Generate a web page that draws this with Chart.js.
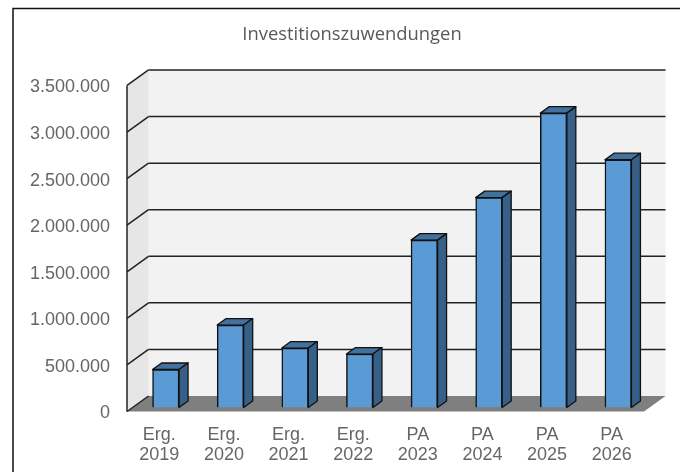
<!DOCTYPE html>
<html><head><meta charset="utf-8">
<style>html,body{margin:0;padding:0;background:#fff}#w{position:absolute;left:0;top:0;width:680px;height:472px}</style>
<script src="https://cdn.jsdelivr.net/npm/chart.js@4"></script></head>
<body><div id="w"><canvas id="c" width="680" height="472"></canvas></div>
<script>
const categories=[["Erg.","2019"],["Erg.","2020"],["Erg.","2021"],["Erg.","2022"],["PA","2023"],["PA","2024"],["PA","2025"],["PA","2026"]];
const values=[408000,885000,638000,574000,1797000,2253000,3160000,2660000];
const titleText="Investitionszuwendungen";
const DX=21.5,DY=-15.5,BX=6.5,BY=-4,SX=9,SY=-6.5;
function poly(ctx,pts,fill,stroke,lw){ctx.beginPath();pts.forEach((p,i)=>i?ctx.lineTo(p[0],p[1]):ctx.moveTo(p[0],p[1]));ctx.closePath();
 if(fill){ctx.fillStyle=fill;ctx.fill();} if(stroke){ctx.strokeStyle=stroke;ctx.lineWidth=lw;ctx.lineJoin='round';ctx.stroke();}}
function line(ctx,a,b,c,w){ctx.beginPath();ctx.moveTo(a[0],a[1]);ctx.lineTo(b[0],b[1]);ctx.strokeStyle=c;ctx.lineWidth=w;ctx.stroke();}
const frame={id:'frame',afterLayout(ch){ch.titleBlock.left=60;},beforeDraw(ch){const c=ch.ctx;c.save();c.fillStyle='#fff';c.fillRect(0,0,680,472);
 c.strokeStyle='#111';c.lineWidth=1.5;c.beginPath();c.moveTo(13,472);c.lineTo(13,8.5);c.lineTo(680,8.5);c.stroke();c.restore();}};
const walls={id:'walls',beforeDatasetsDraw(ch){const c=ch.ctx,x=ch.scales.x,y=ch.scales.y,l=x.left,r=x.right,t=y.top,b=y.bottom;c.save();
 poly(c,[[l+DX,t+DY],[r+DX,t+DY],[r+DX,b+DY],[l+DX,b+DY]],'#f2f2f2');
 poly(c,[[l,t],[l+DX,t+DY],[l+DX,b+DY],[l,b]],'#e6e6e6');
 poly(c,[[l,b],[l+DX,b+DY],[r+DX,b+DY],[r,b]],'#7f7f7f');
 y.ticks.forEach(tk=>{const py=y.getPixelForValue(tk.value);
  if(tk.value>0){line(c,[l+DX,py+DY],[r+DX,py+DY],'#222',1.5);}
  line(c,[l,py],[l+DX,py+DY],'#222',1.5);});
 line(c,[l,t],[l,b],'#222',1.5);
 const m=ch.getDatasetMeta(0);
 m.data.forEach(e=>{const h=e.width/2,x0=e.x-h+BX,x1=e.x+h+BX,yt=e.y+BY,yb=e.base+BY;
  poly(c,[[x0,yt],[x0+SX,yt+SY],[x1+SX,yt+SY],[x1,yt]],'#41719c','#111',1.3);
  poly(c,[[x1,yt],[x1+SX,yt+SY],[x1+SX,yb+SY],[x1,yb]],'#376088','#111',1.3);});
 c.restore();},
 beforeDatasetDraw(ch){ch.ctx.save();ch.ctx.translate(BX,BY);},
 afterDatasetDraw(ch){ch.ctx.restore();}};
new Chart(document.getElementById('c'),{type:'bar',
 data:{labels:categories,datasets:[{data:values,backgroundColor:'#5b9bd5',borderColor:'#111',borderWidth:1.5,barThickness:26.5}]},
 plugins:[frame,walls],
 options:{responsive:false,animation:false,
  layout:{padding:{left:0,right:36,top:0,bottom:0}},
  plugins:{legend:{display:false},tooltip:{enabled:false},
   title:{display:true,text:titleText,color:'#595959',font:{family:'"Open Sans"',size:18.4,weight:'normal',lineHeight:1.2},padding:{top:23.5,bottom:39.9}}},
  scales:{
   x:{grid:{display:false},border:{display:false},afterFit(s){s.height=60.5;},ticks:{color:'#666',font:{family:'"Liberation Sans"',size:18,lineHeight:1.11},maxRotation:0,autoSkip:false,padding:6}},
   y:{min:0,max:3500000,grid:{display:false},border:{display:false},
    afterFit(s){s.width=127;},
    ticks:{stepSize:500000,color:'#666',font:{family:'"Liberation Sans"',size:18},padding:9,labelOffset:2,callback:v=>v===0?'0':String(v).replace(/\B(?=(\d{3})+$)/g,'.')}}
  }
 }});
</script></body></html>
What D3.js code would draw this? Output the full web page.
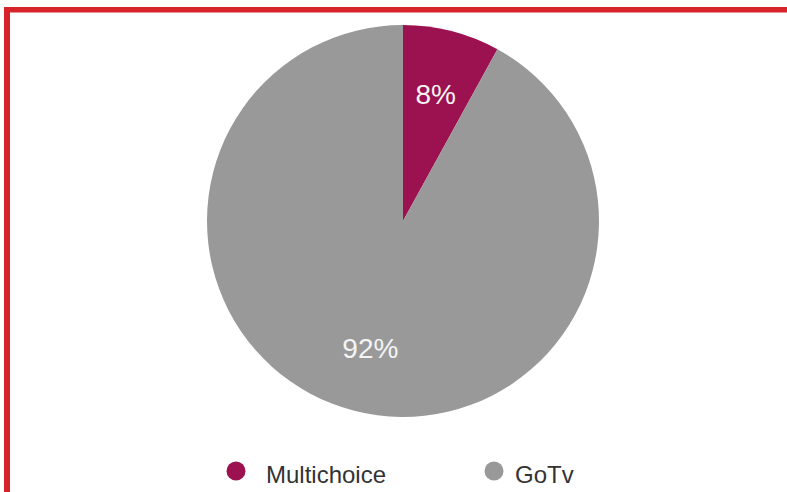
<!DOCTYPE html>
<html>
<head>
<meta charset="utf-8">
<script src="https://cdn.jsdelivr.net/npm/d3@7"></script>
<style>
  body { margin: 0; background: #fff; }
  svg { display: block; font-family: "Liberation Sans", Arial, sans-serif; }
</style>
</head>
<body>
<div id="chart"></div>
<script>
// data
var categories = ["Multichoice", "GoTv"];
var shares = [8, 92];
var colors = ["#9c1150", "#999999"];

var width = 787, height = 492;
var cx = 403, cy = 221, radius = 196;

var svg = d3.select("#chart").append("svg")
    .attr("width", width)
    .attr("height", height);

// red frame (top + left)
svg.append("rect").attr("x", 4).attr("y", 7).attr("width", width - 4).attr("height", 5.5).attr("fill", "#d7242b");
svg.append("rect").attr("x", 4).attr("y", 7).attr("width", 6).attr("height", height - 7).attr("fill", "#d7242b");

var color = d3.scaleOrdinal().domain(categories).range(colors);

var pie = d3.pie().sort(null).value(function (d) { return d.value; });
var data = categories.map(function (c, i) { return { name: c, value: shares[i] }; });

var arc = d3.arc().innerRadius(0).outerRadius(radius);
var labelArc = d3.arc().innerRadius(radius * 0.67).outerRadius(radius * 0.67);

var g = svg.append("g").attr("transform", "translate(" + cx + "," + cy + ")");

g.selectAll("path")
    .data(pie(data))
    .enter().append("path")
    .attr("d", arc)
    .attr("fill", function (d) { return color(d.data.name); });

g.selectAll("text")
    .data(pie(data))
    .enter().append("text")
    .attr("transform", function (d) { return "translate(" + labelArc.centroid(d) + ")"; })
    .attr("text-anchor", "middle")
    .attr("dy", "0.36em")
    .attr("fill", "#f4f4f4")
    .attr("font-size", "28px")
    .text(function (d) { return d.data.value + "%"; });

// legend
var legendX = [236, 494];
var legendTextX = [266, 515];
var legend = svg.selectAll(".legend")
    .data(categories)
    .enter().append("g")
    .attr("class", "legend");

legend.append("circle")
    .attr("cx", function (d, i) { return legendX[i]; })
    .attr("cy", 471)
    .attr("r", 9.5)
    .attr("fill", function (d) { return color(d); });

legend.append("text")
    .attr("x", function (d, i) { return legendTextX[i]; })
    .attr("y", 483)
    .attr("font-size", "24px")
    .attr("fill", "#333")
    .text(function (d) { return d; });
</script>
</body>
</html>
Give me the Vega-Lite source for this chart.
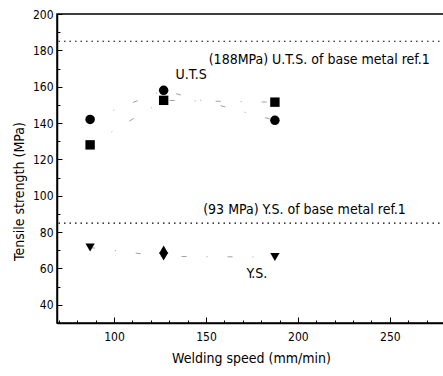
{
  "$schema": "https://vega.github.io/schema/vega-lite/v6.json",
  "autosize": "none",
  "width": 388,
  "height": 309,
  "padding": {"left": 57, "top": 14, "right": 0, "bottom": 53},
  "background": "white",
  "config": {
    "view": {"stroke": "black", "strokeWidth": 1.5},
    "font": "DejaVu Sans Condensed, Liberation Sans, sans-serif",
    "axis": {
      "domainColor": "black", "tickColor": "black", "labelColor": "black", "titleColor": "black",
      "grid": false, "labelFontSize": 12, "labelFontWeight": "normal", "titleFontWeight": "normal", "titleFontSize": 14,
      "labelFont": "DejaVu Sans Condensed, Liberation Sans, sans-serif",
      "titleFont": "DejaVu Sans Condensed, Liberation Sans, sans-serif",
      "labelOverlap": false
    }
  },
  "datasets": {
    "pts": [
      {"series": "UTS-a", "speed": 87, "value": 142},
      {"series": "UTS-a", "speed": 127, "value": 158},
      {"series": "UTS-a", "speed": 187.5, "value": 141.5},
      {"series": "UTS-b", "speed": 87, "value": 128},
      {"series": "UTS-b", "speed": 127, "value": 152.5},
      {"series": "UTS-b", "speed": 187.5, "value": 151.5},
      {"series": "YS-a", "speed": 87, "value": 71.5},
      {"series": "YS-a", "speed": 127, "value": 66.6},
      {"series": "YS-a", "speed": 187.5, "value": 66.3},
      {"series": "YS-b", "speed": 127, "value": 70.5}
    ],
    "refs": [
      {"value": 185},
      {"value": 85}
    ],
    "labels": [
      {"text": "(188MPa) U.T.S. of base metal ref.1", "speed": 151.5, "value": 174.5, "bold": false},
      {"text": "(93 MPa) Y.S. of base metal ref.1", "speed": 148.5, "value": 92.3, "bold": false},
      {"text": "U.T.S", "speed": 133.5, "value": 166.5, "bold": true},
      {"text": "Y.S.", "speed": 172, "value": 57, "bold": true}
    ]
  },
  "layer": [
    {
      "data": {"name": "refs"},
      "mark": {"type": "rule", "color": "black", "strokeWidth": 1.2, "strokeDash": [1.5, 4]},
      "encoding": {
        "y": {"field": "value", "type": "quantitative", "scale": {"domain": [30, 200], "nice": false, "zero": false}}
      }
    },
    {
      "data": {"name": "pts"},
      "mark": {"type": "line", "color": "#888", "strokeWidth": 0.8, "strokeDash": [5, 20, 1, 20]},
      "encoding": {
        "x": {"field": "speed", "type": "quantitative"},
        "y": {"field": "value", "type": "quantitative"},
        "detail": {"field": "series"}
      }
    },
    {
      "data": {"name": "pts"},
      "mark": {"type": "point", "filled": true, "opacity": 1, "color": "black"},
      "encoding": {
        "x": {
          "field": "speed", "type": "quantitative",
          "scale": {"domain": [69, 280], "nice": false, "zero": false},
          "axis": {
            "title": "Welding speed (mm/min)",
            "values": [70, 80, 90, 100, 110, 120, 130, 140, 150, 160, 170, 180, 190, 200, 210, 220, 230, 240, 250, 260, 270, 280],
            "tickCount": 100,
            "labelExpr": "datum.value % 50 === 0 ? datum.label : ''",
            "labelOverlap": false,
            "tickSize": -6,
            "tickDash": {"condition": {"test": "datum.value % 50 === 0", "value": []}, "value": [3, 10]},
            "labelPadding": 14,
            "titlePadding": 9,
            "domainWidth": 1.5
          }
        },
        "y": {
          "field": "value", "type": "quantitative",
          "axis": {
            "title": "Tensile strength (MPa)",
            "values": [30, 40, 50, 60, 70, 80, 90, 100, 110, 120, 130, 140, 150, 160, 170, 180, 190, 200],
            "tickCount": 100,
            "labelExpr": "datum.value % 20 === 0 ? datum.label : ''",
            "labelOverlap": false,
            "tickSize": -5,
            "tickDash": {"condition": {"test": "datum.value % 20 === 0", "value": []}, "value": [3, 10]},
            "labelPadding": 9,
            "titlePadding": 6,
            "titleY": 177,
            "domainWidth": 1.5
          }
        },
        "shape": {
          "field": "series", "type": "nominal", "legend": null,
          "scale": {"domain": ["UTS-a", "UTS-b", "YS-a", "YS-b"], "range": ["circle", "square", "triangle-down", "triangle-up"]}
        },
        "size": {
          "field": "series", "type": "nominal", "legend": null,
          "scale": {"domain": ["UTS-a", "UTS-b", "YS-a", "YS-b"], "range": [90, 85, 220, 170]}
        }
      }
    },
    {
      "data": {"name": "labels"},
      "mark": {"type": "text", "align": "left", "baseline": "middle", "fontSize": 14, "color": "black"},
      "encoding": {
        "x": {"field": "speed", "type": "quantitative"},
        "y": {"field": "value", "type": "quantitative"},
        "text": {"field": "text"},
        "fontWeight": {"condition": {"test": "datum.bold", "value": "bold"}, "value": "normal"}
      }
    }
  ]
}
++++++++
» AIM OF THE TASK: Omit all pictures and repeat exactly the lines from the one containing "What D3.js code" through the one containing "var color = d3.scaleOrdinal().domain(categories).range(colors);", ends included, with nothing added.

» PROBLEM SOLUTION:
What D3.js code would draw this? Output the full web page.
<!DOCTYPE html>
<html>
<head>
<meta charset="utf-8">
<script src="https://cdn.jsdelivr.net/npm/d3@7"></script>
<style>
  body { margin: 0; background: #fff; }
  svg { display: block; font-family: "Liberation Sans", Arial, sans-serif; }
</style>
</head>
<body>
<div id="chart"></div>
<script>
// data
var categories = ["Multichoice", "GoTv"];
var shares = [8, 92];
var colors = ["#9c1150", "#999999"];

var width = 787, height = 492;
var cx = 403, cy = 221, radius = 196;

var svg = d3.select("#chart").append("svg")
    .attr("width", width)
    .attr("height", height);

// red frame (top + left)
svg.append("rect").attr("x", 4).attr("y", 7).attr("width", width - 4).attr("height", 5.5).attr("fill", "#d7242b");
svg.append("rect").attr("x", 4).attr("y", 7).attr("width", 6).attr("height", height - 7).attr("fill", "#d7242b");

var color = d3.scaleOrdinal().domain(categories).range(colors);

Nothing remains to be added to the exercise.